TASK TO COMPLETE: Print exactly the lines from the first one down to the line containing "18, 21, 24];", both ends included, with no pictures and nothing else.
━━━ ENTRIES SUPPLIED
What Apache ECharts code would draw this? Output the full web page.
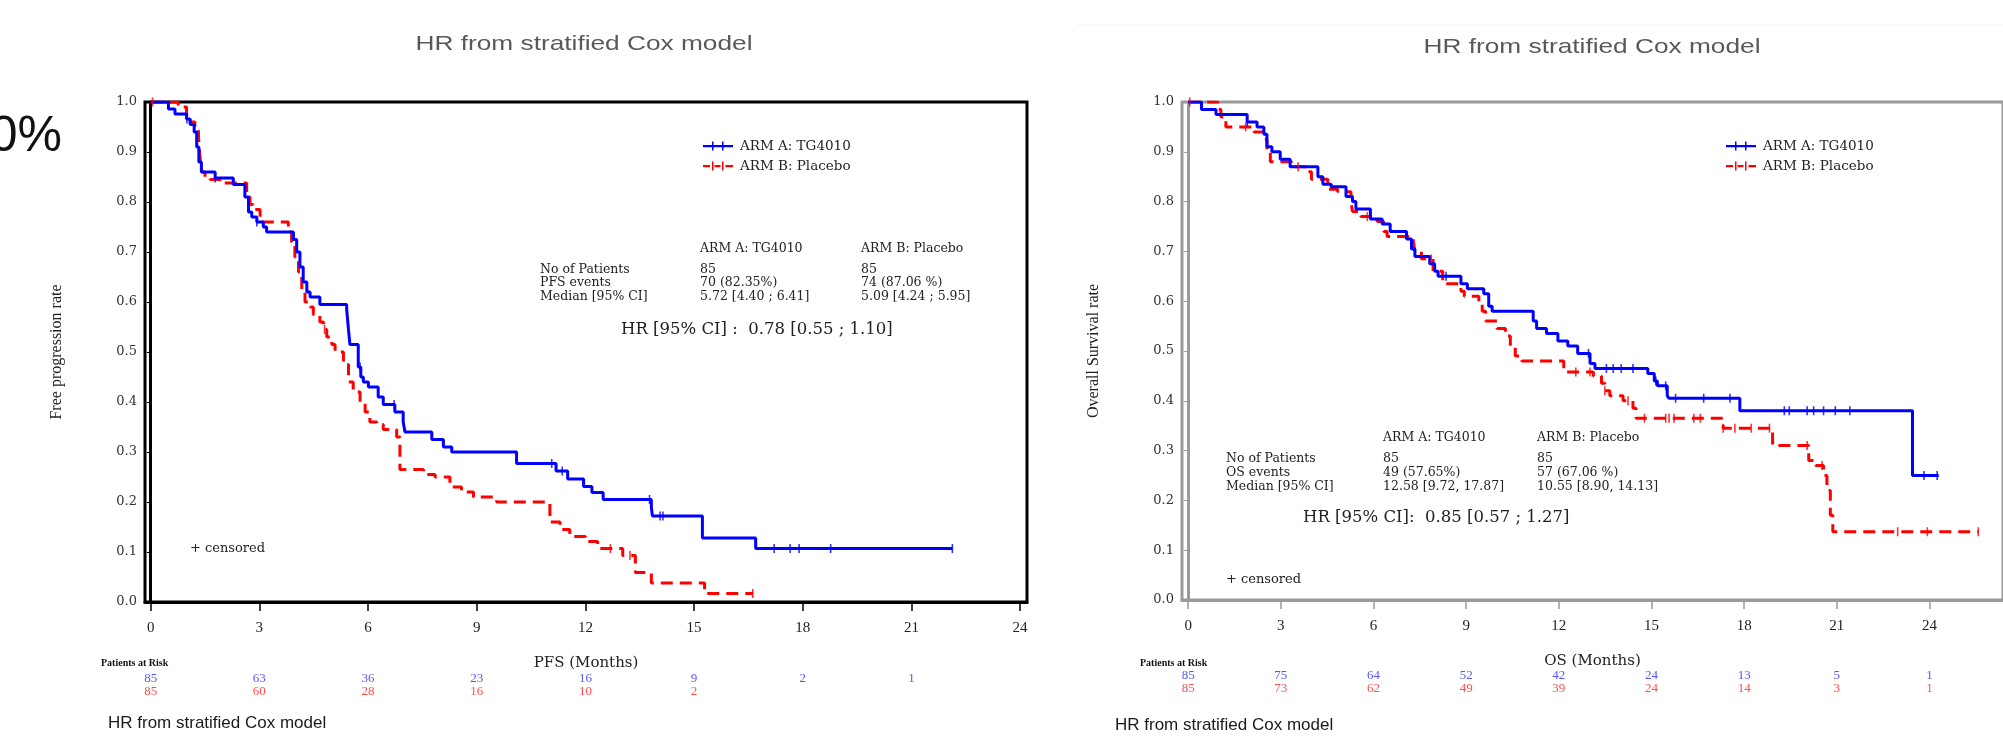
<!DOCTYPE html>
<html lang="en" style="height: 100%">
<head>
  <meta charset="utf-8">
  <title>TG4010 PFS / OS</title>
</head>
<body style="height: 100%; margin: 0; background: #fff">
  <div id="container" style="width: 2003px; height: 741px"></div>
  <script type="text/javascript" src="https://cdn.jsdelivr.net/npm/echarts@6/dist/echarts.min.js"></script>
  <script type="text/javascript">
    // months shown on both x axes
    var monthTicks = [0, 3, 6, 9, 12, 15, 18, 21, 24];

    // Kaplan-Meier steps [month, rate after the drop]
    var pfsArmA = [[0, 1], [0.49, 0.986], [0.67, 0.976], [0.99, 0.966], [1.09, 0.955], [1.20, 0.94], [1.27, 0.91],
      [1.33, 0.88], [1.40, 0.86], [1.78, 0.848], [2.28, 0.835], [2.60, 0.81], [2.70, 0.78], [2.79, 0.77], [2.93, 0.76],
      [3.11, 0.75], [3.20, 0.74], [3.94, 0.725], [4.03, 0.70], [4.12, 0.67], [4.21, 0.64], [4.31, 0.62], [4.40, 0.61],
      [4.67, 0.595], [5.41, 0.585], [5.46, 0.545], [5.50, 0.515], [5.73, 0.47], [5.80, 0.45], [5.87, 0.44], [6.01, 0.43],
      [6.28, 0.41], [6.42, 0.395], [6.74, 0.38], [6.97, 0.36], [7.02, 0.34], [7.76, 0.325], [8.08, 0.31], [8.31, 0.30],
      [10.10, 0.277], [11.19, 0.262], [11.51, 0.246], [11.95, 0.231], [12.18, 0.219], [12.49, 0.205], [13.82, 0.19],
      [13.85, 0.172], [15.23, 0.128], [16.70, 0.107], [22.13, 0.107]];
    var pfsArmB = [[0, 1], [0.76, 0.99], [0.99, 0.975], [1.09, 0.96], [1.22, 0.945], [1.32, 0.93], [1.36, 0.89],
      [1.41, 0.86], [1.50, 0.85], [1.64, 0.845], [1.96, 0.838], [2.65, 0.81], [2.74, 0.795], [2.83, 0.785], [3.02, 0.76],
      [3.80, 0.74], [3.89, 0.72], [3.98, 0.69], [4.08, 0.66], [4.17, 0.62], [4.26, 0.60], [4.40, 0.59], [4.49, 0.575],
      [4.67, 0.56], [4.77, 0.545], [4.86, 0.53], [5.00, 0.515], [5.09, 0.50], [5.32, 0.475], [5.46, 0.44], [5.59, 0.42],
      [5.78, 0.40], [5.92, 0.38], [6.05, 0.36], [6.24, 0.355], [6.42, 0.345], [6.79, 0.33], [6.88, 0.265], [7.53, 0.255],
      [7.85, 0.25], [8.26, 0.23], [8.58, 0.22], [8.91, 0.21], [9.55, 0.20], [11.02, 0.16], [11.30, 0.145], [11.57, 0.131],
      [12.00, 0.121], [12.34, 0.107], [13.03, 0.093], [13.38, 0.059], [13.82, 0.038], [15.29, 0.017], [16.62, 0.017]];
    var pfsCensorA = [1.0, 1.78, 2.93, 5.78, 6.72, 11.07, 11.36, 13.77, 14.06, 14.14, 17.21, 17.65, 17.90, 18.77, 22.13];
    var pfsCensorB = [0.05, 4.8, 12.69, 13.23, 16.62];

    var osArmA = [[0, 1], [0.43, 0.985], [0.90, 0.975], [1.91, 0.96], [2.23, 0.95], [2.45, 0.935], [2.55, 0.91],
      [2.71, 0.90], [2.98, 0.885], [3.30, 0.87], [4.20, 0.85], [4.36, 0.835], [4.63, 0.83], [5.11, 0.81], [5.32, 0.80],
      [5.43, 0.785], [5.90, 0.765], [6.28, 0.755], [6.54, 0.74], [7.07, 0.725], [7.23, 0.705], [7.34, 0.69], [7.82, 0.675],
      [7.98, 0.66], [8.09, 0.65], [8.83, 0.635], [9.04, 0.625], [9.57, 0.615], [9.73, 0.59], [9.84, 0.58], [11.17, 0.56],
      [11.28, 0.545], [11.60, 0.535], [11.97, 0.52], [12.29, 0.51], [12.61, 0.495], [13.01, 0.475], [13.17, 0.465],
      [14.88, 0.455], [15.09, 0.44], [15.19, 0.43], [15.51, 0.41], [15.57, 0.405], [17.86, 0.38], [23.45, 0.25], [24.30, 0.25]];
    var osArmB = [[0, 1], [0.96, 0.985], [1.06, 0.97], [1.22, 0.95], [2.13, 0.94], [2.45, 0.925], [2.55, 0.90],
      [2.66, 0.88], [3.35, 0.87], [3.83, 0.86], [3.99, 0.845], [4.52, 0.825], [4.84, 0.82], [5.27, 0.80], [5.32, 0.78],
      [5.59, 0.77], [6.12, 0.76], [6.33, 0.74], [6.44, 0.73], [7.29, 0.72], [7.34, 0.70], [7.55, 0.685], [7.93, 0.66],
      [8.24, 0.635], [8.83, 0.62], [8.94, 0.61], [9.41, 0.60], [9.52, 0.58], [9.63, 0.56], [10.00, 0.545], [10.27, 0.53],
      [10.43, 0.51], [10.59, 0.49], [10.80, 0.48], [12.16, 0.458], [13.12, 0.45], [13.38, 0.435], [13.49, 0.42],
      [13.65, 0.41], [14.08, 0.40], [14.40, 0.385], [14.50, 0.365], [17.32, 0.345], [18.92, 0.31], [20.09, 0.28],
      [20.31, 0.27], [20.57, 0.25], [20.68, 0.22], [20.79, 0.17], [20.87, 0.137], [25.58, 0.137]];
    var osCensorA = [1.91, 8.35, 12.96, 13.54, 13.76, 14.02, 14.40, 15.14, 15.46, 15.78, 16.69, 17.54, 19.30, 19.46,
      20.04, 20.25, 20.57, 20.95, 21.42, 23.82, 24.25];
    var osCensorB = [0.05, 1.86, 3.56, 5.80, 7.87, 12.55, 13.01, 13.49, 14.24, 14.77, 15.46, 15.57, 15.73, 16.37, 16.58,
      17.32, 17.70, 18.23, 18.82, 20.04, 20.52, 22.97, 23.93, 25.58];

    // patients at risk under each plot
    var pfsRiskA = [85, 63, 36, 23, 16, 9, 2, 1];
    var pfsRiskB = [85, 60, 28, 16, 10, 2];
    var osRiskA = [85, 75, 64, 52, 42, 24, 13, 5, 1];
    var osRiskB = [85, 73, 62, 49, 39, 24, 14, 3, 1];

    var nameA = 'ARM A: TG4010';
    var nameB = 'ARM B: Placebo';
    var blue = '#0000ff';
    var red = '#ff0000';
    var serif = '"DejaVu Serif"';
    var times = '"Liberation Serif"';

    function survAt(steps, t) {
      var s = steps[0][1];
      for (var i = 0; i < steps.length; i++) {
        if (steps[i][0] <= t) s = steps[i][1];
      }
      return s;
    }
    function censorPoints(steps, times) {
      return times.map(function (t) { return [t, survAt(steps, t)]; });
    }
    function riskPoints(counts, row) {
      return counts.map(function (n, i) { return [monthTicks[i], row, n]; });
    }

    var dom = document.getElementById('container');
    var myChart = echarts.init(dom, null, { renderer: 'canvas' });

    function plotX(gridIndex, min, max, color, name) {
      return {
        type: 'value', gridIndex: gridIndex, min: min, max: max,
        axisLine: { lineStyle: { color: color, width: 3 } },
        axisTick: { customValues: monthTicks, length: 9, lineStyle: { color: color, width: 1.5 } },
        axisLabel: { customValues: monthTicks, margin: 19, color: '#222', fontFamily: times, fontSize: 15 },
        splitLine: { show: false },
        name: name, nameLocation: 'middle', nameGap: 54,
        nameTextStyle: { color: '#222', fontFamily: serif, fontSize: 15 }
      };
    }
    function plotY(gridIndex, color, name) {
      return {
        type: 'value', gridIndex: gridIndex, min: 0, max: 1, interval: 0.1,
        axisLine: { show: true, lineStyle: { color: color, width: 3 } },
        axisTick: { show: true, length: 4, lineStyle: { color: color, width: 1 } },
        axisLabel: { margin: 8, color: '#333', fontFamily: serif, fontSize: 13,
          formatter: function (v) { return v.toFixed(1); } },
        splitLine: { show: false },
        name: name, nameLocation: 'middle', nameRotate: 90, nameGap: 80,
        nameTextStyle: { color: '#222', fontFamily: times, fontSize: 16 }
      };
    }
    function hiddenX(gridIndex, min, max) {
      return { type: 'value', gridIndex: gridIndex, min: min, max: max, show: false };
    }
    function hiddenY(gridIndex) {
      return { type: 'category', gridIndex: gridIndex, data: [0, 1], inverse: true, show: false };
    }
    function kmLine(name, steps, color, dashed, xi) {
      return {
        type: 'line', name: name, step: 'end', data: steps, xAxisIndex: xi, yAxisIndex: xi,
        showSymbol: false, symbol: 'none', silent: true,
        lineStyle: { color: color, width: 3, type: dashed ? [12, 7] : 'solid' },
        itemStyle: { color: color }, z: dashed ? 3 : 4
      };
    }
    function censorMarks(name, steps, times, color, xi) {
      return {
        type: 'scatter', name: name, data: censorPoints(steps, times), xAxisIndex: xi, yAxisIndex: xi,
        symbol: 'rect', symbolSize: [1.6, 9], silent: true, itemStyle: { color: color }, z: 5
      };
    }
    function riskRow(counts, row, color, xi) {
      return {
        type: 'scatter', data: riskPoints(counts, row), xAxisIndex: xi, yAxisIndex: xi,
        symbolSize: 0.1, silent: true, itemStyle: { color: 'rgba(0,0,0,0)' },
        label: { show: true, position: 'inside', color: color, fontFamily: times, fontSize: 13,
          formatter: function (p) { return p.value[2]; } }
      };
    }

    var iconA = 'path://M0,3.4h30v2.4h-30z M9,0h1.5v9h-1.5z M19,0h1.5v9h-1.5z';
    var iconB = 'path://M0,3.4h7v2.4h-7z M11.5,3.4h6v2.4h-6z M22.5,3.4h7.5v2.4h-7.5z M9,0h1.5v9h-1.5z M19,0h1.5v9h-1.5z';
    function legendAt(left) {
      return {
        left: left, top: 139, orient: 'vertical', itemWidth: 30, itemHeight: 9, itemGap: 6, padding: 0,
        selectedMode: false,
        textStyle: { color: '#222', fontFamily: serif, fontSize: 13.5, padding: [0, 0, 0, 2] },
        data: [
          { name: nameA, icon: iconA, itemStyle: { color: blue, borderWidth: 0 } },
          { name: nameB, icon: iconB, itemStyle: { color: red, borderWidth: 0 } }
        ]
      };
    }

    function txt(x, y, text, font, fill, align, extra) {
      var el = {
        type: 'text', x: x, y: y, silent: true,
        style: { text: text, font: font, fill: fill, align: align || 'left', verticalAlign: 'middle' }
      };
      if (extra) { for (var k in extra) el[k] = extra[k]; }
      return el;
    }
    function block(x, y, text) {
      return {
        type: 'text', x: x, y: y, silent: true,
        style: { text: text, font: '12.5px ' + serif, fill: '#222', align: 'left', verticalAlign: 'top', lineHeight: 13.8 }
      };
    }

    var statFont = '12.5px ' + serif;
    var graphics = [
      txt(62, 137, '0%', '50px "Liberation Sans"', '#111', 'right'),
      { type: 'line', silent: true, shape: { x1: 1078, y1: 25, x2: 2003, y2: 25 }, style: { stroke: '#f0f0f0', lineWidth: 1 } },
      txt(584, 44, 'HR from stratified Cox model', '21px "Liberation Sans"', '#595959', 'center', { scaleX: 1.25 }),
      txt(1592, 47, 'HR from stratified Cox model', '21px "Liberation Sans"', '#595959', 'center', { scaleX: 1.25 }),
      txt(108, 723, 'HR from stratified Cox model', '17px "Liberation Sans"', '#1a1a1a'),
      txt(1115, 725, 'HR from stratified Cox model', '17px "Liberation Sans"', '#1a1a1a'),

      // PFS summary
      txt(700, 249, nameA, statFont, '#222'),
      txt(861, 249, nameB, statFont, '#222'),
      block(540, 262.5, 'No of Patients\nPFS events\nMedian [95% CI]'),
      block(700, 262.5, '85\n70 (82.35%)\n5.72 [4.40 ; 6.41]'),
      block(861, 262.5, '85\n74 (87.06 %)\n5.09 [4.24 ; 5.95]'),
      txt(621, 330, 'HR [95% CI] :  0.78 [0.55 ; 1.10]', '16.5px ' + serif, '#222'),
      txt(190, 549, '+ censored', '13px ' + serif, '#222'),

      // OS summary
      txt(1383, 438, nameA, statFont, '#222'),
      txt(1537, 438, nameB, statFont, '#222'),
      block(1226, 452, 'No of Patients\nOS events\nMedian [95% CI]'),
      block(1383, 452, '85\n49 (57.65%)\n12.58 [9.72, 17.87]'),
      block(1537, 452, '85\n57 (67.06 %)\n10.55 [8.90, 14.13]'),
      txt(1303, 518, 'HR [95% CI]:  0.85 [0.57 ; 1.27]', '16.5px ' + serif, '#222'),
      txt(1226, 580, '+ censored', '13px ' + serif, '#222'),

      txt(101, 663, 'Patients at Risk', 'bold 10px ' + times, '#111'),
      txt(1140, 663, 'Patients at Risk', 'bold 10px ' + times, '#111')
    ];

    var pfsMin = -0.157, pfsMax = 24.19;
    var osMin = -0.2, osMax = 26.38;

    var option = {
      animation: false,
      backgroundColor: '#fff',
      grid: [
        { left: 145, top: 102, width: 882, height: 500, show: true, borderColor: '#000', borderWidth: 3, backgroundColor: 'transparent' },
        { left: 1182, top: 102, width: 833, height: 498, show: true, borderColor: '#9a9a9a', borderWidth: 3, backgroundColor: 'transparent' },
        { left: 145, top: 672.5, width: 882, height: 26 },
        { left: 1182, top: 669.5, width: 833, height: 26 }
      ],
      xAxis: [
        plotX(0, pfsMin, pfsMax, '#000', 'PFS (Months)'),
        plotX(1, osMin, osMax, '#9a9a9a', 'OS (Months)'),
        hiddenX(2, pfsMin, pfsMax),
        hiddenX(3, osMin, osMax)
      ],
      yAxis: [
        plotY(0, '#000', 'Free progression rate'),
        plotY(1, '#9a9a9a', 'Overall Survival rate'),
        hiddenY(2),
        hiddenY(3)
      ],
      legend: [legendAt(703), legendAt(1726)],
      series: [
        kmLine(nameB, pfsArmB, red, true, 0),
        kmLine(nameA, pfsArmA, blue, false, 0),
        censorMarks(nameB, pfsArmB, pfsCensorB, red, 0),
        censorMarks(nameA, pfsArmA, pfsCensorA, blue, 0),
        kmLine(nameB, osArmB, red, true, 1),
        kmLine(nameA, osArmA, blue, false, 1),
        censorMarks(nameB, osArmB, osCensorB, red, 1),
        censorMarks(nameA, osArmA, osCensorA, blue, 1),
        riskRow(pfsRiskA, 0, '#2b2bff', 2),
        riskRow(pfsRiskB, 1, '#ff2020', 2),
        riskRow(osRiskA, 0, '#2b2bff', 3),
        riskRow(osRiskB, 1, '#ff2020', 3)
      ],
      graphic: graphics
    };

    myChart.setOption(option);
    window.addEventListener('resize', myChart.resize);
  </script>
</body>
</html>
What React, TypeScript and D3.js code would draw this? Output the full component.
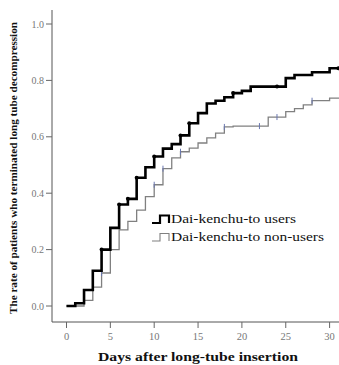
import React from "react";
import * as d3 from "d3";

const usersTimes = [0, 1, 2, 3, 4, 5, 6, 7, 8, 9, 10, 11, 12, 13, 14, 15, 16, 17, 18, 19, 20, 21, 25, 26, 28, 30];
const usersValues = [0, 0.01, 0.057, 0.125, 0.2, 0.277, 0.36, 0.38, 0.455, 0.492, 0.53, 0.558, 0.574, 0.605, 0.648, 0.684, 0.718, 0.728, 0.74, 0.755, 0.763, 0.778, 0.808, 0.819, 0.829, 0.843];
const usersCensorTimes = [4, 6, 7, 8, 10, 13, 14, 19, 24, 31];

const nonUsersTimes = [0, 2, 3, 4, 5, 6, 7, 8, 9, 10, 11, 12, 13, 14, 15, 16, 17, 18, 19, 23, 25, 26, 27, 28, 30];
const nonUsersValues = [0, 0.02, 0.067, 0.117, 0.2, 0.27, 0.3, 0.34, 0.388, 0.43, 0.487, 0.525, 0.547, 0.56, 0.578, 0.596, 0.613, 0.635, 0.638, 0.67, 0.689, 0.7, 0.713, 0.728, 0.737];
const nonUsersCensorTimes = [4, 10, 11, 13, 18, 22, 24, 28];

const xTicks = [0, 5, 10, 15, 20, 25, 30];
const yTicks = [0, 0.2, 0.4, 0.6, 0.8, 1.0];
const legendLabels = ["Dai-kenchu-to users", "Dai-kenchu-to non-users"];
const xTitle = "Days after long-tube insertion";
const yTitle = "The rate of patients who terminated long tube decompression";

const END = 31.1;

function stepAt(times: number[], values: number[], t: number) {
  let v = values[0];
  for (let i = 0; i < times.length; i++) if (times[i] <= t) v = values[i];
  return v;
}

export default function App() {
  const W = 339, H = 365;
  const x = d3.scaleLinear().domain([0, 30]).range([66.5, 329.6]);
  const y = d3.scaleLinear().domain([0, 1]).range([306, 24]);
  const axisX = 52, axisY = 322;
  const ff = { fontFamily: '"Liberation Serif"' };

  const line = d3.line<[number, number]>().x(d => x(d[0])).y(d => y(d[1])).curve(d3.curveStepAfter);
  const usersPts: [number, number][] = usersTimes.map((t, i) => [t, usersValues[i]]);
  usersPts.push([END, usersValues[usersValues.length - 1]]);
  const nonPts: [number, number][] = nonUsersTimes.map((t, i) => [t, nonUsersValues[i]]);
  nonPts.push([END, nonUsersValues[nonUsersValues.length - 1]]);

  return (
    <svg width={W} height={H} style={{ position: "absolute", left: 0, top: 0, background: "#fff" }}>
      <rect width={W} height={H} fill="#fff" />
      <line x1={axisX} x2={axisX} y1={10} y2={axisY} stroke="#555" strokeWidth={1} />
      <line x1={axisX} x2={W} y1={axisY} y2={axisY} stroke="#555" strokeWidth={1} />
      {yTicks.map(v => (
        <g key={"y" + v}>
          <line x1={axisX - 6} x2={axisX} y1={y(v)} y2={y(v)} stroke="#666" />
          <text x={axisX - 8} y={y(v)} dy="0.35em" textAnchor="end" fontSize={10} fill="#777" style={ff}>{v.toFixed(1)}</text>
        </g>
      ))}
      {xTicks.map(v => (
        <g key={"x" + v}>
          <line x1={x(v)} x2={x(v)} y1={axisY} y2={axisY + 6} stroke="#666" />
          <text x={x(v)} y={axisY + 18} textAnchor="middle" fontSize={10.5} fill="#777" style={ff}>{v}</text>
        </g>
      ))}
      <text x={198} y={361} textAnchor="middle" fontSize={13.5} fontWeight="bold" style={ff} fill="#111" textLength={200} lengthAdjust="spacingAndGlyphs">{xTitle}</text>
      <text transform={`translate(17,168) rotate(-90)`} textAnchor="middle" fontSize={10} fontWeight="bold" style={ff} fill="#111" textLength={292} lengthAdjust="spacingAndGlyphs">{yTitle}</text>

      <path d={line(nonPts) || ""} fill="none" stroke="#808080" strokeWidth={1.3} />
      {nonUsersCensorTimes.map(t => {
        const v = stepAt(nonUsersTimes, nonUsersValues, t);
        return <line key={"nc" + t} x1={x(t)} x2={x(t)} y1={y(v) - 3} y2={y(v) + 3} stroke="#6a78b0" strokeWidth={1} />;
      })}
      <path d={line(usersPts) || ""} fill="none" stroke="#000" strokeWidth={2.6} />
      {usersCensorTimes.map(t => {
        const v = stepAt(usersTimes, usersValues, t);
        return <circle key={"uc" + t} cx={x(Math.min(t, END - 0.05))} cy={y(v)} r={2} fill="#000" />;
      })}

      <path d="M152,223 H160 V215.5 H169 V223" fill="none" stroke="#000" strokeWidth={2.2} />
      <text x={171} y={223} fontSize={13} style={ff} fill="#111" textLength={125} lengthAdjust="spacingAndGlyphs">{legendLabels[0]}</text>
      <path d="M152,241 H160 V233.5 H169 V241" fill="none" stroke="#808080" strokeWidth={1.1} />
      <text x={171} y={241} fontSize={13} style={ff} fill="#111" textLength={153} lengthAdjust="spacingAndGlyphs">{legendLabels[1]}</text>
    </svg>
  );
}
━━━━━━
SOLVED PROBLEM:
What Apache ECharts code would draw this? Output the full web page.
<!DOCTYPE html>
<html lang="en" style="height: 100%">
<head>
  <meta charset="utf-8">
  <title>TG4010 PFS / OS</title>
</head>
<body style="height: 100%; margin: 0; background: #fff">
  <div id="container" style="width: 2003px; height: 741px"></div>
  <script type="text/javascript" src="https://cdn.jsdelivr.net/npm/echarts@6/dist/echarts.min.js"></script>
  <script type="text/javascript">
    // months shown on both x axes
    var monthTicks = [0, 3, 6, 9, 12, 15, 18, 21, 24];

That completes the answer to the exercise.